Militarily, the reported use of FP-1 long-range drones to consistently penetrate layered defenses around the capital is a significant data point. It exposes persistent gaps in Russian point and area air defense coverage over critical energy infrastructure inside the Moscow region and raises the cost of static asset protection. The cumulative impact of recent strikes—Kapotnya, Krasnodar, and potentially Nizhnekamsk—suggests Ukraine is targeting Russia’s capacity to refine and move fuels rather than crude production, directly affecting the logistics backbone that supports Russian air operations, troop movements, and industrial output.

Markets and supply chains will treat repeated disruptions at major Russian refineries as a creeping supply shock in refined products. Even if Russia prioritizes domestic supply over exports, traders will start to price the risk of sudden reduction in diesel, gasoline, and jet fuel flows from Russia, particularly into Europe, the Middle East, and Africa. This supports stronger refining margins and could widen cracks relative to crude. Russian equities with exposure to refining and transport may come under pressure, while the ruble faces compounding headwinds from higher war costs and infrastructure vulnerability. Insurers and shippers will be forced to reassess risk premia around Russian port and storage facilities, especially in the Black Sea and Baltic export chains.

Over the next 24–48 hours, watch for: confirmation from Russian authorities or satellite imagery of damage and operational status at Kapotnya; visible signs of fuel rationing or price spikes in Moscow; any adjustments in Russian export schedules for refined products; and potential Ukrainian follow-on strikes targeting additional refineries, depots, or fuel rail hubs. Also monitor the Kremlin’s retaliation calculus—both in terms of intensified strikes on Ukrainian energy infrastructure and possible cyber or covert action against Western-linked energy assets—along with any emergency regulatory or pricing moves in Russian domestic fuel markets.
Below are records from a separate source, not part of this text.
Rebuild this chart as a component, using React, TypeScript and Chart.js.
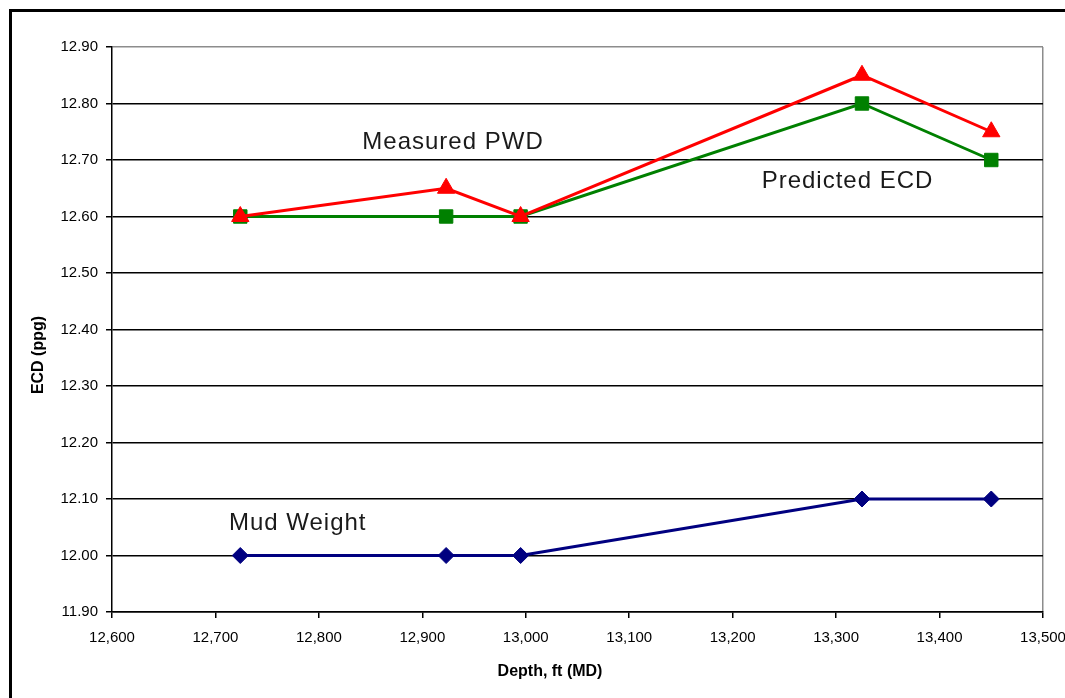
import React, { useEffect, useRef } from 'react';
import { Chart, registerables } from 'chart.js';

Chart.register(...registerables);

// ---- data ----
const depthFt = [12724, 12923, 12995, 13325, 13450];
const measuredPWD = [12.6, 12.65, 12.6, 12.85, 12.75];
const predictedECD = [12.6, 12.6, 12.6, 12.8, 12.7];
const mudWeight = [12.0, 12.0, 12.0, 12.1, 12.1];
const seriesNames = ['Measured PWD', 'Predicted ECD', 'Mud Weight'];
const xAxisTitle = 'Depth, ft (MD)';
const yAxisTitle = 'ECD (ppg)';
const xMin = 12600;
const xMax = 13500;
const xStep = 100;
const yMin = 11.9;
const yMax = 12.9;
const yStep = 0.1;

// in-chart series labels, anchored in data coordinates (left, baseline)
const seriesLabelAnchors = [
  { text: seriesNames[0], x: 12842, y: 12.72 },
  { text: seriesNames[1], x: 13228, y: 12.65 },
  { text: seriesNames[2], x: 12713, y: 12.045 },
];

const FONT = '"Liberation Sans", Arial, sans-serif';

const textPlugin = {
  id: 'textPlugin',
  afterDraw(chart: any) {
    const ctx = chart.ctx;
    const xs = chart.scales.x;
    const ys = chart.scales.y;
    ctx.save();
    // series labels
    ctx.fillStyle = '#1a1a1a';
    ctx.font = `24px ${FONT}`;
    (ctx as any).letterSpacing = '1px';
    ctx.textAlign = 'left';
    ctx.textBaseline = 'alphabetic';
    for (const a of seriesLabelAnchors) {
      ctx.fillText(a.text, xs.getPixelForValue(a.x), ys.getPixelForValue(a.y));
    }
    (ctx as any).letterSpacing = '0px';
    // axis titles
    ctx.fillStyle = '#000';
    ctx.font = `bold 16px ${FONT}`;
    ctx.textAlign = 'center';
    ctx.textBaseline = 'middle';
    ctx.fillText(xAxisTitle, 550, 672);
    ctx.translate(39, 355);
    ctx.rotate(-Math.PI / 2);
    ctx.fillText(yAxisTitle, 0, 0);
    ctx.restore();
  },
};

export default function App() {
  const ref = useRef<HTMLCanvasElement | null>(null);

  useEffect(() => {
    if (!ref.current) return;
    const toPts = (ys: number[]) => depthFt.map((d, i) => ({ x: d, y: ys[i] }));
    const chart = new Chart(ref.current, {
      type: 'line',
      data: {
        datasets: [
          {
            label: seriesNames[0],
            data: toPts(measuredPWD),
            borderColor: '#ff0000',
            backgroundColor: '#ff0000',
            borderWidth: 3,
            pointStyle: 'triangle',
            pointRadius: 10,
            pointBorderWidth: 1,
            pointHoverRadius: 10,
            tension: 0,
          },
          {
            label: seriesNames[1],
            data: toPts(predictedECD),
            borderColor: '#008000',
            backgroundColor: '#008000',
            borderWidth: 3,
            pointStyle: 'rect',
            pointRadius: 9.5,
            pointBorderWidth: 1,
            pointHoverRadius: 9.5,
            tension: 0,
          },
          {
            label: seriesNames[2],
            data: toPts(mudWeight),
            borderColor: '#000080',
            backgroundColor: '#000080',
            borderWidth: 3,
            pointStyle: 'rectRot',
            pointRadius: 8,
            pointBorderWidth: 1,
            pointHoverRadius: 8,
            tension: 0,
          },
        ],
      },
      options: {
        responsive: false,
        animation: false,
        events: [],
        layout: { padding: { left: 0, top: 47, right: 22, bottom: 0 } },
        plugins: {
          legend: { display: false },
          tooltip: { enabled: false },
          title: { display: false },
        },
        scales: {
          x: {
            type: 'linear',
            min: xMin,
            max: xMax,
            afterFit: (s: any) => {
              s.height = 86;
              s.paddingLeft = 0;
              s.paddingRight = 0;
            },
            afterBuildTicks: (s: any) => {
              const t = [];
              for (let v = xMin; v <= xMax; v += xStep) t.push({ value: v });
              s.ticks = t;
            },
            ticks: {
              color: '#000',
              font: { family: FONT, size: 15 },
              padding: 11,
              maxRotation: 0,
              autoSkip: false,
              callback: (v: any) => Number(v).toLocaleString('en-US'),
            },
            grid: {
              color: (c: any) => (c.tick && Math.abs(c.tick.value - xMax) < 1e-6 ? '#8c8c8c' : 'rgba(0,0,0,0)'),
              tickColor: '#000',
              tickLength: 6,
              lineWidth: 1.5,
            },
            border: { display: true, color: '#000', width: 1.5 },
          },
          y: {
            type: 'linear',
            min: yMin,
            max: yMax,
            afterFit: (s: any) => {
              s.width = 112;
              s.paddingTop = 0;
              s.paddingBottom = 0;
            },
            afterBuildTicks: (s: any) => {
              const t = [];
              const n = Math.round((yMax - yMin) / yStep);
              for (let i = 0; i <= n; i++) t.push({ value: +(yMin + i * yStep).toFixed(2) });
              s.ticks = t;
            },
            ticks: {
              color: '#000',
              font: { family: FONT, size: 15 },
              padding: 8,
              autoSkip: false,
              callback: (v: any) => Number(v).toFixed(2),
            },
            grid: {
              color: (c: any) => (c.tick && Math.abs(c.tick.value - yMax) < 1e-6 ? '#8c8c8c' : '#000'),
              tickColor: '#000',
              tickLength: 6,
              lineWidth: 1.5,
            },
            border: { display: true, color: '#000', width: 1.5 },
          },
        },
      },
      plugins: [textPlugin],
    });
    return () => chart.destroy();
  }, []);

  return (
    <div style={{ position: 'absolute', left: 0, top: 0, width: 1065, height: 698, background: '#fff', overflow: 'hidden' }}>
      <canvas ref={ref} width={1065} height={698} style={{ position: 'absolute', left: 0, top: 0, display: 'block' }} />
      <div
        style={{
          position: 'absolute',
          left: 9,
          top: 9,
          width: 1100,
          height: 720,
          border: '3px solid #000',
          boxSizing: 'border-box',
          pointerEvents: 'none',
        }}
      />
    </div>
  );
}
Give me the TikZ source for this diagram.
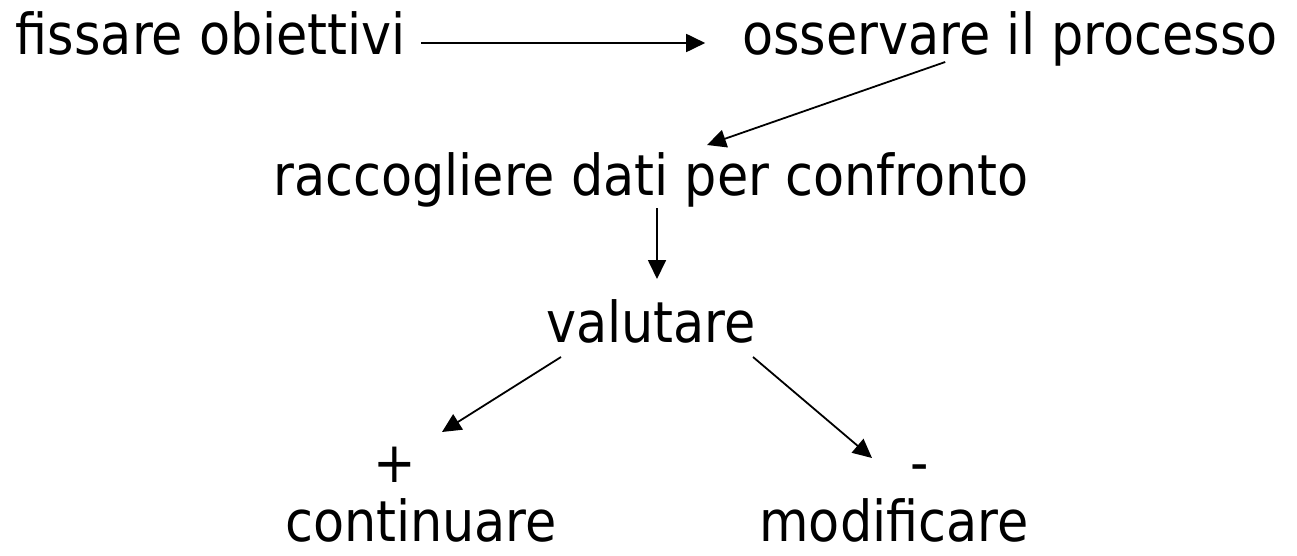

**MARKET IMPACT ASSESSMENT:**
Sustained or repeated disruptions at the Moscow/Kapotnya refinery and reported issues at other Russian facilities increase risk premia on refined products (especially diesel and jet fuel), support cracks, and could weigh on Russian export volumes or force domestic rationing. Near term, this supports bullish pressure on European fuel benchmarks and may marginally lift crude via fears of broader infrastructure vulnerability, while intensifying the risk of Russian retaliatory strikes on Ukrainian and possibly third-country energy nodes.